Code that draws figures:
● ● ●

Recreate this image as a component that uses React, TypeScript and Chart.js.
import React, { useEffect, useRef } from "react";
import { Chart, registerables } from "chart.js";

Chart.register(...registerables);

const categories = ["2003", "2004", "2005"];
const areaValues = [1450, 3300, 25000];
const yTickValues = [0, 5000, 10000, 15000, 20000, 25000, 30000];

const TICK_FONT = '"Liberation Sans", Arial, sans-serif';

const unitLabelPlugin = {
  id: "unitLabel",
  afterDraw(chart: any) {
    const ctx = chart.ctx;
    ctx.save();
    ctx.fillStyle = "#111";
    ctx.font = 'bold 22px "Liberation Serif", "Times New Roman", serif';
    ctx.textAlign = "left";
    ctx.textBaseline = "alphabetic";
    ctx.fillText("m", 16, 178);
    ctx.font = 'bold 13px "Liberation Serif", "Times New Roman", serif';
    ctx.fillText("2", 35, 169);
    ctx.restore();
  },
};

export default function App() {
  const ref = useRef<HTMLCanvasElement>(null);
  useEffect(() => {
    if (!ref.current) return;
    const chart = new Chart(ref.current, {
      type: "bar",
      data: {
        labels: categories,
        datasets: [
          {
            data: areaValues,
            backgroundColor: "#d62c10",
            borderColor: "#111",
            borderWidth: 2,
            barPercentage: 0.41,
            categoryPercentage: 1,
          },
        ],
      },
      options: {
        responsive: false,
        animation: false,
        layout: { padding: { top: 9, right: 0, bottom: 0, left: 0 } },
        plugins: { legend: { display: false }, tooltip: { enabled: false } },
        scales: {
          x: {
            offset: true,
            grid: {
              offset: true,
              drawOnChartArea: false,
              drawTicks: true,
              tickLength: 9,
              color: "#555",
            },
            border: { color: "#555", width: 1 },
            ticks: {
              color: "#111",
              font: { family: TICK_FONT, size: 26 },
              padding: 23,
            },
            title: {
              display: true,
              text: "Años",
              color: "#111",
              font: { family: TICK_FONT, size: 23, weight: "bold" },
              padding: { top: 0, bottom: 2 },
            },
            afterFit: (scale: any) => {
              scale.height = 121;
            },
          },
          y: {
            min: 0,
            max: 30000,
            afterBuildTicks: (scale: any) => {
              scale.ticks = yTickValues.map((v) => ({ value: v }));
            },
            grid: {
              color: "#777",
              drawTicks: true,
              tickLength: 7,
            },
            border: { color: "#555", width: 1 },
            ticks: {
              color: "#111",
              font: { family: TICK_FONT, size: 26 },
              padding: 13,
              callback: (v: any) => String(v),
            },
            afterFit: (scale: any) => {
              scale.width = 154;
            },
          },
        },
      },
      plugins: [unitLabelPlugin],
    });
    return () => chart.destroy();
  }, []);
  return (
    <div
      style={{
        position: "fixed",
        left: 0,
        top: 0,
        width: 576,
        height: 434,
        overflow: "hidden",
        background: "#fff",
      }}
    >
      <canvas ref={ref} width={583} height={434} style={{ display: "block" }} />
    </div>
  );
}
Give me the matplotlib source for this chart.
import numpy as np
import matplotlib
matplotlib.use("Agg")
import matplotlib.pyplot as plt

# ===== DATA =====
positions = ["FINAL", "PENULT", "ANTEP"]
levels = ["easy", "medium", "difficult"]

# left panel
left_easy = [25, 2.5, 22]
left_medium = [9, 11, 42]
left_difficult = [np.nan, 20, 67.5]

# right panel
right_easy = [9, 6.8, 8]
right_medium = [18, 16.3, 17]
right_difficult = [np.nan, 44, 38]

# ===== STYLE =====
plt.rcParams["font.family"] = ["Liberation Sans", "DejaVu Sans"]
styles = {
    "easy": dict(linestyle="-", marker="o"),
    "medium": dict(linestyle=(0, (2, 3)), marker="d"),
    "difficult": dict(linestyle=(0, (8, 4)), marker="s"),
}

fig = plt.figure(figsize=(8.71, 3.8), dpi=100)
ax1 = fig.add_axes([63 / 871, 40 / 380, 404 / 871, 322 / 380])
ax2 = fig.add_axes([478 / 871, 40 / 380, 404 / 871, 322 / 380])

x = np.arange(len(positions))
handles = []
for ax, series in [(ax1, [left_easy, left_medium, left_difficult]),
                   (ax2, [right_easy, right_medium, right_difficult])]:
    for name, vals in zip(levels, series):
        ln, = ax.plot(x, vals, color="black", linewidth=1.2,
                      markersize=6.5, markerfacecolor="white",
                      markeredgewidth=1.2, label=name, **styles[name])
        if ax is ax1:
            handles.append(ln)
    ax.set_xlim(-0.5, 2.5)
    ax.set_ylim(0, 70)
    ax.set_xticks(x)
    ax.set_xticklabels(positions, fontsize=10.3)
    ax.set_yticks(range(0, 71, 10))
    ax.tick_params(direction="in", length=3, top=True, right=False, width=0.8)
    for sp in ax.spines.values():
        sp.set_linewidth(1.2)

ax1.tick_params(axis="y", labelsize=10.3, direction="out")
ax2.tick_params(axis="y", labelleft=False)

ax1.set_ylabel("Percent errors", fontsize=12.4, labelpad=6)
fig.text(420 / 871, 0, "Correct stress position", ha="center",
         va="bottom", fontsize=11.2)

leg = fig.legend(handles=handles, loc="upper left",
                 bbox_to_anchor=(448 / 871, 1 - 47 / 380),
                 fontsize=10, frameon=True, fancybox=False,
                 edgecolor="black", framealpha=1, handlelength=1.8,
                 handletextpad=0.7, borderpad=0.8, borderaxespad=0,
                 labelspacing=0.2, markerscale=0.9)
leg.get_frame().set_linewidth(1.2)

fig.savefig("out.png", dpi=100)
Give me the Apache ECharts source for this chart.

● ● ●

• Written instruction
Print the listing above in full, exactly as it is.

• The answer
Recreate this image as a component that uses React, TypeScript and Chart.js.
import React, { useEffect, useRef } from "react";
import { Chart, registerables } from "chart.js";

Chart.register(...registerables);

const categories = ["2003", "2004", "2005"];
const areaValues = [1450, 3300, 25000];
const yTickValues = [0, 5000, 10000, 15000, 20000, 25000, 30000];

const TICK_FONT = '"Liberation Sans", Arial, sans-serif';

const unitLabelPlugin = {
  id: "unitLabel",
  afterDraw(chart: any) {
    const ctx = chart.ctx;
    ctx.save();
    ctx.fillStyle = "#111";
    ctx.font = 'bold 22px "Liberation Serif", "Times New Roman", serif';
    ctx.textAlign = "left";
    ctx.textBaseline = "alphabetic";
    ctx.fillText("m", 16, 178);
    ctx.font = 'bold 13px "Liberation Serif", "Times New Roman", serif';
    ctx.fillText("2", 35, 169);
    ctx.restore();
  },
};

export default function App() {
  const ref = useRef<HTMLCanvasElement>(null);
  useEffect(() => {
    if (!ref.current) return;
    const chart = new Chart(ref.current, {
      type: "bar",
      data: {
        labels: categories,
        datasets: [
          {
            data: areaValues,
            backgroundColor: "#d62c10",
            borderColor: "#111",
            borderWidth: 2,
            barPercentage: 0.41,
            categoryPercentage: 1,
          },
        ],
      },
      options: {
        responsive: false,
        animation: false,
        layout: { padding: { top: 9, right: 0, bottom: 0, left: 0 } },
        plugins: { legend: { display: false }, tooltip: { enabled: false } },
        scales: {
          x: {
            offset: true,
            grid: {
              offset: true,
              drawOnChartArea: false,
              drawTicks: true,
              tickLength: 9,
              color: "#555",
            },
            border: { color: "#555", width: 1 },
            ticks: {
              color: "#111",
              font: { family: TICK_FONT, size: 26 },
              padding: 23,
            },
            title: {
              display: true,
              text: "Años",
              color: "#111",
              font: { family: TICK_FONT, size: 23, weight: "bold" },
              padding: { top: 0, bottom: 2 },
            },
            afterFit: (scale: any) => {
              scale.height = 121;
            },
          },
          y: {
            min: 0,
            max: 30000,
            afterBuildTicks: (scale: any) => {
              scale.ticks = yTickValues.map((v) => ({ value: v }));
            },
            grid: {
              color: "#777",
              drawTicks: true,
              tickLength: 7,
            },
            border: { color: "#555", width: 1 },
            ticks: {
              color: "#111",
              font: { family: TICK_FONT, size: 26 },
              padding: 13,
              callback: (v: any) => String(v),
            },
            afterFit: (scale: any) => {
              scale.width = 154;
            },
          },
        },
      },
      plugins: [unitLabelPlugin],
    });
    return () => chart.destroy();
  }, []);
  return (
    <div
      style={{
        position: "fixed",
        left: 0,
        top: 0,
        width: 576,
        height: 434,
        overflow: "hidden",
        background: "#fff",
      }}
    >
      <canvas ref={ref} width={583} height={434} style={{ display: "block" }} />
    </div>
  );
}
Give me the matplotlib source for this chart.
import numpy as np
import matplotlib
matplotlib.use("Agg")
import matplotlib.pyplot as plt

# ===== DATA =====
positions = ["FINAL", "PENULT", "ANTEP"]
levels = ["easy", "medium", "difficult"]

# left panel
left_easy = [25, 2.5, 22]
left_medium = [9, 11, 42]
left_difficult = [np.nan, 20, 67.5]

# right panel
right_easy = [9, 6.8, 8]
right_medium = [18, 16.3, 17]
right_difficult = [np.nan, 44, 38]

# ===== STYLE =====
plt.rcParams["font.family"] = ["Liberation Sans", "DejaVu Sans"]
styles = {
    "easy": dict(linestyle="-", marker="o"),
    "medium": dict(linestyle=(0, (2, 3)), marker="d"),
    "difficult": dict(linestyle=(0, (8, 4)), marker="s"),
}

fig = plt.figure(figsize=(8.71, 3.8), dpi=100)
ax1 = fig.add_axes([63 / 871, 40 / 380, 404 / 871, 322 / 380])
ax2 = fig.add_axes([478 / 871, 40 / 380, 404 / 871, 322 / 380])

x = np.arange(len(positions))
handles = []
for ax, series in [(ax1, [left_easy, left_medium, left_difficult]),
                   (ax2, [right_easy, right_medium, right_difficult])]:
    for name, vals in zip(levels, series):
        ln, = ax.plot(x, vals, color="black", linewidth=1.2,
                      markersize=6.5, markerfacecolor="white",
                      markeredgewidth=1.2, label=name, **styles[name])
        if ax is ax1:
            handles.append(ln)
    ax.set_xlim(-0.5, 2.5)
    ax.set_ylim(0, 70)
    ax.set_xticks(x)
    ax.set_xticklabels(positions, fontsize=10.3)
    ax.set_yticks(range(0, 71, 10))
    ax.tick_params(direction="in", length=3, top=True, right=False, width=0.8)
    for sp in ax.spines.values():
        sp.set_linewidth(1.2)

ax1.tick_params(axis="y", labelsize=10.3, direction="out")
ax2.tick_params(axis="y", labelleft=False)

ax1.set_ylabel("Percent errors", fontsize=12.4, labelpad=6)
fig.text(420 / 871, 0, "Correct stress position", ha="center",
         va="bottom", fontsize=11.2)

leg = fig.legend(handles=handles, loc="upper left",
                 bbox_to_anchor=(448 / 871, 1 - 47 / 380),
                 fontsize=10, frameon=True, fancybox=False,
                 edgecolor="black", framealpha=1, handlelength=1.8,
                 handletextpad=0.7, borderpad=0.8, borderaxespad=0,
                 labelspacing=0.2, markerscale=0.9)
leg.get_frame().set_linewidth(1.2)

fig.savefig("out.png", dpi=100)
Give me the Apache ECharts source for this chart.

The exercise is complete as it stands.